STATED EXERCISE.
Leave out every picture, and retype exactly the lines from the line with "Convert this chart to matplotlib code." through the line with "plt.rcParams['mathtext.it'] = 'Liberation", both ends included.

— START —

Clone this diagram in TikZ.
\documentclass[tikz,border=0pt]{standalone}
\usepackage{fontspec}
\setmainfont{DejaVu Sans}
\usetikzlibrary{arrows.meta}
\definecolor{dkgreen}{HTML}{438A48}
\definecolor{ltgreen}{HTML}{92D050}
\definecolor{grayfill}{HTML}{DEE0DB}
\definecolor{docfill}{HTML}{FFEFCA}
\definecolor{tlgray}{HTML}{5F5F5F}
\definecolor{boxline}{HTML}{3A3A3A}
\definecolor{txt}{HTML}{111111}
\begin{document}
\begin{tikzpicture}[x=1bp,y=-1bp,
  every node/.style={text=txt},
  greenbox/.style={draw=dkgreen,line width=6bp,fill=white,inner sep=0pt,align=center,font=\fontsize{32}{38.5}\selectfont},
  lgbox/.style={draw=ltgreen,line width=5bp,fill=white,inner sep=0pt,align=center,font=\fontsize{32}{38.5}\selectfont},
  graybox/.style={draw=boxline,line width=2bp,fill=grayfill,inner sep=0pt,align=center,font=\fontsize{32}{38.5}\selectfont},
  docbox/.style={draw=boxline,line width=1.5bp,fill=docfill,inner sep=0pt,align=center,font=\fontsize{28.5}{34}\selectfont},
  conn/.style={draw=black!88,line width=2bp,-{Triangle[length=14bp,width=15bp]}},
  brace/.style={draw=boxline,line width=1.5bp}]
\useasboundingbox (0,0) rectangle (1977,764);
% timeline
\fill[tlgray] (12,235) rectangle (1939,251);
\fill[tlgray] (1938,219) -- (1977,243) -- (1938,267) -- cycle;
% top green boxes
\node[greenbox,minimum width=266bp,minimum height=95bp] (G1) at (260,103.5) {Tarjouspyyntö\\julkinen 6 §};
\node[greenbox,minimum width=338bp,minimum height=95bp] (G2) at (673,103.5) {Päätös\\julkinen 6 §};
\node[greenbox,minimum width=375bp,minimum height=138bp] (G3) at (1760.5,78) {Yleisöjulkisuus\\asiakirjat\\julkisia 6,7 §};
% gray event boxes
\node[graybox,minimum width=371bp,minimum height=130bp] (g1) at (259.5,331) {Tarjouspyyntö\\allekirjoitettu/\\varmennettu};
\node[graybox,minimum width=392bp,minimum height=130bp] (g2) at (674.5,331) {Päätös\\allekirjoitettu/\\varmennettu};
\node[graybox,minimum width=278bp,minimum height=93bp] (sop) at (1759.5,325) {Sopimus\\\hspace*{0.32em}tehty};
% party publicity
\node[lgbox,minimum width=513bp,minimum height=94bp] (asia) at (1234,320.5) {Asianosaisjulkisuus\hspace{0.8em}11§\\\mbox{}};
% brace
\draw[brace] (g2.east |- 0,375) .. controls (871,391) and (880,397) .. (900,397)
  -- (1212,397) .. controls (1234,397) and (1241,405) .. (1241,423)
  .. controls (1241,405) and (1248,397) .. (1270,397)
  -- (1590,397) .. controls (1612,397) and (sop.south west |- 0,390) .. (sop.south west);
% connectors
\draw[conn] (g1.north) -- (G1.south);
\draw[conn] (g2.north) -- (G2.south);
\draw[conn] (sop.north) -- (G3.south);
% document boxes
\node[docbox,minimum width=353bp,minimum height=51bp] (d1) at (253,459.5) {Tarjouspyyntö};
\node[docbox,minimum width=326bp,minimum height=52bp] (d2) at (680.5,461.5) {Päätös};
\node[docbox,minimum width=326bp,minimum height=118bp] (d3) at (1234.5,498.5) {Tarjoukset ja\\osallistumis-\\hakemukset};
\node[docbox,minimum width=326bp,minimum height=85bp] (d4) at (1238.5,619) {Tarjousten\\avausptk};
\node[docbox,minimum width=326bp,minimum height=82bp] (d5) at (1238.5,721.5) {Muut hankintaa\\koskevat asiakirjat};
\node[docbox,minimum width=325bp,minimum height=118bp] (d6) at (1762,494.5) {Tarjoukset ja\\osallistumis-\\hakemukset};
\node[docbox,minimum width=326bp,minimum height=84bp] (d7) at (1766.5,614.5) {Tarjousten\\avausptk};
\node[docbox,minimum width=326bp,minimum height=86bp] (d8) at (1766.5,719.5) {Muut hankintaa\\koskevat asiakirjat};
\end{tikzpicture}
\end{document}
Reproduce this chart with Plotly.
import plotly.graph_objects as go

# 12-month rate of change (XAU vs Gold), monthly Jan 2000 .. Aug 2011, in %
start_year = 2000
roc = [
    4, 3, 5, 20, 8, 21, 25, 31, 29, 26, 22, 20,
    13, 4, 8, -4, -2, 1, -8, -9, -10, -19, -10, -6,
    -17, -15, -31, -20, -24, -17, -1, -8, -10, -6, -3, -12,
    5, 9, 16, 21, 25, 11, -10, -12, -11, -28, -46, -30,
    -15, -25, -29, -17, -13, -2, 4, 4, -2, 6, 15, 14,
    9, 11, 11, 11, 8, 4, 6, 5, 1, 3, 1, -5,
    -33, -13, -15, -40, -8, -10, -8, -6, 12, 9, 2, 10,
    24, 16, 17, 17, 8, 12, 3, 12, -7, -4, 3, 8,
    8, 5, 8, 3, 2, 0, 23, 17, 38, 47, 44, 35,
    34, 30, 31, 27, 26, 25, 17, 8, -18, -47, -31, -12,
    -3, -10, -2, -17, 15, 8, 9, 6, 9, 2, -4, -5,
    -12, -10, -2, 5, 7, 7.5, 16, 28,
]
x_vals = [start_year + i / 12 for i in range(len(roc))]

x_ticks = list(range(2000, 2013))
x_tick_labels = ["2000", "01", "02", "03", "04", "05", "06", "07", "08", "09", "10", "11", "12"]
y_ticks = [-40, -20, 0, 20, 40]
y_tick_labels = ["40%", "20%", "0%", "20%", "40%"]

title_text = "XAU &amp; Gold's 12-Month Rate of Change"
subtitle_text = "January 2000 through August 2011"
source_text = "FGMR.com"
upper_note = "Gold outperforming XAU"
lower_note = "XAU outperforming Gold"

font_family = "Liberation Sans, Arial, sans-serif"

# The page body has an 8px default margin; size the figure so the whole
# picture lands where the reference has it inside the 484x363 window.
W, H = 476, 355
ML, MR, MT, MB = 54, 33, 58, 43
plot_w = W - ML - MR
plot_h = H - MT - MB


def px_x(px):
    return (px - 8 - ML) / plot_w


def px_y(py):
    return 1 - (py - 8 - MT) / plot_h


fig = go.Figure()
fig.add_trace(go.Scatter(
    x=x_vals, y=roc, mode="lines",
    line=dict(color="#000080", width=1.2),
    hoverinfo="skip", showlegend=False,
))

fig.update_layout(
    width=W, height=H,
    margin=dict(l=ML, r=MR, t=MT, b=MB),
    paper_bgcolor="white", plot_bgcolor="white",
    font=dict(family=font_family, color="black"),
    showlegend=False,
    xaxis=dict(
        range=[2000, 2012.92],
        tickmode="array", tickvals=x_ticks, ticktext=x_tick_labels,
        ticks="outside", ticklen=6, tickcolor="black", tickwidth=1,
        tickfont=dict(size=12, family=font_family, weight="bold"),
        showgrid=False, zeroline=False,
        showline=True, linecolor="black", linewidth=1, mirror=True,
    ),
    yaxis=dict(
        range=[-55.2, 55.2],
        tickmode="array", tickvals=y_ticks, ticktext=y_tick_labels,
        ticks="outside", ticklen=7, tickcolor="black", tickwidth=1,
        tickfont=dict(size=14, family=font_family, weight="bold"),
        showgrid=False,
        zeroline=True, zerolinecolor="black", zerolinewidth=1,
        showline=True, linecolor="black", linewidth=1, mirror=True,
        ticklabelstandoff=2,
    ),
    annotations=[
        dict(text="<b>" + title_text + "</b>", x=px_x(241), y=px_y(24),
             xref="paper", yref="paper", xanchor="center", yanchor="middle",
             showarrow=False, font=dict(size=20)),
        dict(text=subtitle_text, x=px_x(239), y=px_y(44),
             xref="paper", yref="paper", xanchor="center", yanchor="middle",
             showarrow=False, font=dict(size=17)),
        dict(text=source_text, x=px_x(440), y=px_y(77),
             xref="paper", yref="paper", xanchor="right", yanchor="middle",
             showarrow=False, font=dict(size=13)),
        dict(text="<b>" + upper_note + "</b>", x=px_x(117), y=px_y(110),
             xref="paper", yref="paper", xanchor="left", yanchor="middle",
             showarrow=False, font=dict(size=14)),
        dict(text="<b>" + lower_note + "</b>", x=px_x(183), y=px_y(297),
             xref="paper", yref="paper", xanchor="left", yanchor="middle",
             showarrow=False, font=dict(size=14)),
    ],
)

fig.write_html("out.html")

— END —
— START —

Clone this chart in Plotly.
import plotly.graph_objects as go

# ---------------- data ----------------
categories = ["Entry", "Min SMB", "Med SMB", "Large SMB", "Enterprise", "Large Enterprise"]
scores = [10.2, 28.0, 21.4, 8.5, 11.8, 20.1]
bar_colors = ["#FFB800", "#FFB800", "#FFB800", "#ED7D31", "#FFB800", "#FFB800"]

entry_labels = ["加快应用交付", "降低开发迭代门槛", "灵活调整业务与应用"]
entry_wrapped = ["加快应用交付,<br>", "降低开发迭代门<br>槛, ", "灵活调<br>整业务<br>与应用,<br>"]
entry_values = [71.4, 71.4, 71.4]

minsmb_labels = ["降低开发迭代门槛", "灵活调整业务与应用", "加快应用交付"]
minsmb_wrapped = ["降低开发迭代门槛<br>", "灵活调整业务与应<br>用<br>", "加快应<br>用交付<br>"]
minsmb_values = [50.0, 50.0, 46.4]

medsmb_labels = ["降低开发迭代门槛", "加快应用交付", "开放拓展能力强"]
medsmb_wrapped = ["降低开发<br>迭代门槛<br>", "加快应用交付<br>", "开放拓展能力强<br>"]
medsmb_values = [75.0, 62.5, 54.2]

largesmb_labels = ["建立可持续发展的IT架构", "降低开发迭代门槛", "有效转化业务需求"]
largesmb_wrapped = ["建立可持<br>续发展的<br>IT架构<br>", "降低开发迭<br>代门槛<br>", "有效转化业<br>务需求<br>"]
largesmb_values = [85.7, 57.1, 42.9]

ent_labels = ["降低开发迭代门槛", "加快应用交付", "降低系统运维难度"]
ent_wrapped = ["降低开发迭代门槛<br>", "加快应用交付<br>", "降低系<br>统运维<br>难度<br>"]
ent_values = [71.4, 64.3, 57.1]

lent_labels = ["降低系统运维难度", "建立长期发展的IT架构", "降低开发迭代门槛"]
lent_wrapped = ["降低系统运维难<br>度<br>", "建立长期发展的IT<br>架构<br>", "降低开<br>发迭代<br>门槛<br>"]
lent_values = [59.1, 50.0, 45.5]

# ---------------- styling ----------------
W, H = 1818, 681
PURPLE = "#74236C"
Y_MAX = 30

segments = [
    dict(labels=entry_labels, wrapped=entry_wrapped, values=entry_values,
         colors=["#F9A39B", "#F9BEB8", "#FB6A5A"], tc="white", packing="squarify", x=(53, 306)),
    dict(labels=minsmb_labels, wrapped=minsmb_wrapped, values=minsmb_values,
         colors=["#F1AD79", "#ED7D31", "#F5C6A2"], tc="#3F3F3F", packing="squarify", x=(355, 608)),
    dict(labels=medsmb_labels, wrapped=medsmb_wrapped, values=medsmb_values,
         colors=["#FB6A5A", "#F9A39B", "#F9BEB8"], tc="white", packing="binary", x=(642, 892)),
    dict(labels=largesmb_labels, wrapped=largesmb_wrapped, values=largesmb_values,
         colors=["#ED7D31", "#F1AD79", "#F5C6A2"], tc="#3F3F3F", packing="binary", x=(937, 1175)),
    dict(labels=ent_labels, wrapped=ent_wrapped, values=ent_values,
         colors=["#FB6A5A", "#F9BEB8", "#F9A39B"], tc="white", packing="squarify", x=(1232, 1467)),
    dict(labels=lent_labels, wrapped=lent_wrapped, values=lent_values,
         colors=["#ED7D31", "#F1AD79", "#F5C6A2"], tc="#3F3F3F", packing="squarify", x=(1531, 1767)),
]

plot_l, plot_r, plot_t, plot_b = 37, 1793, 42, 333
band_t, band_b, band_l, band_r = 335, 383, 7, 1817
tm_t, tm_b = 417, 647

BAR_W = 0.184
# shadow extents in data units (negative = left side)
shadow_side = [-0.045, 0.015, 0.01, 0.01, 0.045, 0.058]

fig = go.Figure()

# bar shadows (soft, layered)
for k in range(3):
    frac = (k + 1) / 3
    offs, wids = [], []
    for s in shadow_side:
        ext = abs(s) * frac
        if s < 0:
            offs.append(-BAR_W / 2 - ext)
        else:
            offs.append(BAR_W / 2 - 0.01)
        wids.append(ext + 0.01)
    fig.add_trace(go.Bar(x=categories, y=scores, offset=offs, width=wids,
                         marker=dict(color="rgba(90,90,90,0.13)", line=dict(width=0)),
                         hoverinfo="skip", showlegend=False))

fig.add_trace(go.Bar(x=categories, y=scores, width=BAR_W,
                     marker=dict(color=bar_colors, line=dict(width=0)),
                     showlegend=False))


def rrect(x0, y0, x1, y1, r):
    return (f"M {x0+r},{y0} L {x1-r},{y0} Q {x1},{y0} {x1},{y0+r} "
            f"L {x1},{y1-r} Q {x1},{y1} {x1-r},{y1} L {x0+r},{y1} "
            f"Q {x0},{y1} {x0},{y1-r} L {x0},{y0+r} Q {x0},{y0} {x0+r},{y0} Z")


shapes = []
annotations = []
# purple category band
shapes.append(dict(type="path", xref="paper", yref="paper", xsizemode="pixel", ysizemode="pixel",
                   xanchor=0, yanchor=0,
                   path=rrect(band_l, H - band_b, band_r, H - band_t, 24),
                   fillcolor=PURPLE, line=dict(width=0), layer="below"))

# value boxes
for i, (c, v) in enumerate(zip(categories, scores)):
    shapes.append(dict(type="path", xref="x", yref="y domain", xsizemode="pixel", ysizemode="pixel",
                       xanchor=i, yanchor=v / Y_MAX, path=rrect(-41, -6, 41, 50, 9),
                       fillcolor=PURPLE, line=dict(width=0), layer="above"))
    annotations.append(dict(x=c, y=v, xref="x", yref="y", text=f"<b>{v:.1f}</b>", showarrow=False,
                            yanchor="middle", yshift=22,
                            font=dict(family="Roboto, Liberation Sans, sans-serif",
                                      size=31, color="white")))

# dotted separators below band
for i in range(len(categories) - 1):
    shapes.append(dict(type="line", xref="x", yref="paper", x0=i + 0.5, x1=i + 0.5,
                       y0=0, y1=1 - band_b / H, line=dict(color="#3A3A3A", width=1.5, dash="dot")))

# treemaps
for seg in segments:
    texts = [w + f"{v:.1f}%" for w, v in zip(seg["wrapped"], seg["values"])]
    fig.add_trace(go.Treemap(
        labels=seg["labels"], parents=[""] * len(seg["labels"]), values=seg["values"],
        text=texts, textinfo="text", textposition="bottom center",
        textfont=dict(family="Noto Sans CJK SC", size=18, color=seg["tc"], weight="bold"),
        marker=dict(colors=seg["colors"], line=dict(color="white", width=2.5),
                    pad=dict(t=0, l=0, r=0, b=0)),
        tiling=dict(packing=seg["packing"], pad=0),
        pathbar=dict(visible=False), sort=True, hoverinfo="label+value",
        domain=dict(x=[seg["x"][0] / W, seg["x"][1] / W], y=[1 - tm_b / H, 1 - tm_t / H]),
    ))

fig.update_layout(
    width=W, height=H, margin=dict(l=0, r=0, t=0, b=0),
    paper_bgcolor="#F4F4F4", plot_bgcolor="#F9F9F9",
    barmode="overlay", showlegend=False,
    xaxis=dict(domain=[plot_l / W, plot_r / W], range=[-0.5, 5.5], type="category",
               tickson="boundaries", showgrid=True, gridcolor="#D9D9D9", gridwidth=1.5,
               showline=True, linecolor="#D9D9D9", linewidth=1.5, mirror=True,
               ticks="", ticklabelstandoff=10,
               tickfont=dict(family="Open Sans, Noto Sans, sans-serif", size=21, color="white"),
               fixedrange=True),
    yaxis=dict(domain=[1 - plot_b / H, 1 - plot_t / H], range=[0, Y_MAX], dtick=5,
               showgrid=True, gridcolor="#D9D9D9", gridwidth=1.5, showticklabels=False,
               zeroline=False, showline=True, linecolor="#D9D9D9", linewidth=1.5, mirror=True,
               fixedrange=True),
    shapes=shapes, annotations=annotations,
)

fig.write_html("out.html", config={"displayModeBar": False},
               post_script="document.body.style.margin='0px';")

— END —
— START —

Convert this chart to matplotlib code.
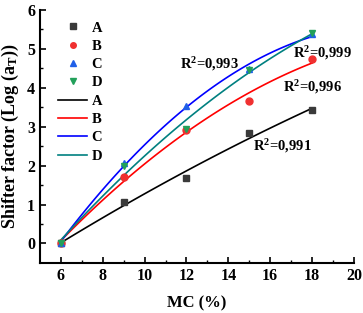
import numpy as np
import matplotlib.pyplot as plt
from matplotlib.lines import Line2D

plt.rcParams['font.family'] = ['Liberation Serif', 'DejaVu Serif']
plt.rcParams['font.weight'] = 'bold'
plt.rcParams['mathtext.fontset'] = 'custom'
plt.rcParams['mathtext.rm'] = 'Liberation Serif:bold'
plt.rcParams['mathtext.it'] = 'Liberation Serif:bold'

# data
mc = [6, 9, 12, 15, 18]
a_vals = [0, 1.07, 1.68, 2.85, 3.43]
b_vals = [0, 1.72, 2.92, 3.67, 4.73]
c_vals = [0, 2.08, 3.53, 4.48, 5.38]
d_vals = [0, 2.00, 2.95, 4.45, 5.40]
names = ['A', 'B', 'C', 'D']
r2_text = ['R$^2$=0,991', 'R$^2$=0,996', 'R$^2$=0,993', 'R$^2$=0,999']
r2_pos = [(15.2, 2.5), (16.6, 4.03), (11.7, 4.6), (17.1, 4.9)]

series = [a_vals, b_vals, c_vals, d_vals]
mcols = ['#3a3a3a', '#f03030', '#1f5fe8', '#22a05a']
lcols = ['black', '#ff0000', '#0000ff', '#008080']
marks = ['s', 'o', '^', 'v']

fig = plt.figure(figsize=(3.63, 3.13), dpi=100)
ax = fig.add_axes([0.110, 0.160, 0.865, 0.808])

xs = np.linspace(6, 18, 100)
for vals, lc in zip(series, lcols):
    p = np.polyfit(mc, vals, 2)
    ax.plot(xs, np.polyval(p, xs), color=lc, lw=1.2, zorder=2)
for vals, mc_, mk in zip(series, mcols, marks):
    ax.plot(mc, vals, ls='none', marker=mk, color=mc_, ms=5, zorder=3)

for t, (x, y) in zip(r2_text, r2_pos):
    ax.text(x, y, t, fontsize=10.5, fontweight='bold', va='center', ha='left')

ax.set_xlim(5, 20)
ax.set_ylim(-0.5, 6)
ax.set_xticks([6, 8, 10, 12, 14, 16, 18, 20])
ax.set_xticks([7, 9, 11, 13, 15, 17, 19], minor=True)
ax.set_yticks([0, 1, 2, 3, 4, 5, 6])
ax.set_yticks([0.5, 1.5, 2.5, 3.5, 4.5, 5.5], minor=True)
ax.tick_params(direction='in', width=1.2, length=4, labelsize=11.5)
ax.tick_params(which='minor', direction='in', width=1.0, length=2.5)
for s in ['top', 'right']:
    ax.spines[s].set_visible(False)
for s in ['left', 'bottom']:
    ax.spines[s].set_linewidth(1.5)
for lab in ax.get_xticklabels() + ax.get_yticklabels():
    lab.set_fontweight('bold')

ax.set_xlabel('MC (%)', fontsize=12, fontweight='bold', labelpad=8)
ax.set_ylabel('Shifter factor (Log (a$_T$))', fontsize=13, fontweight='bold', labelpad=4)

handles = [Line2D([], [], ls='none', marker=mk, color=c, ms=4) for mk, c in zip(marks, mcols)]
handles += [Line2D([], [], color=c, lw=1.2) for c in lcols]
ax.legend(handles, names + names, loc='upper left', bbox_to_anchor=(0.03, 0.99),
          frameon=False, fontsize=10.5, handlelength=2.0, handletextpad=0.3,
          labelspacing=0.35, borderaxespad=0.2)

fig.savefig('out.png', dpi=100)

— END —

ANSWER.
Convert this chart to matplotlib code.
import numpy as np
import matplotlib.pyplot as plt
from matplotlib.lines import Line2D

plt.rcParams['font.family'] = ['Liberation Serif', 'DejaVu Serif']
plt.rcParams['font.weight'] = 'bold'
plt.rcParams['mathtext.fontset'] = 'custom'
plt.rcParams['mathtext.rm'] = 'Liberation Serif:bold'
plt.rcParams['mathtext.it'] = 'Liberation Serif:bold'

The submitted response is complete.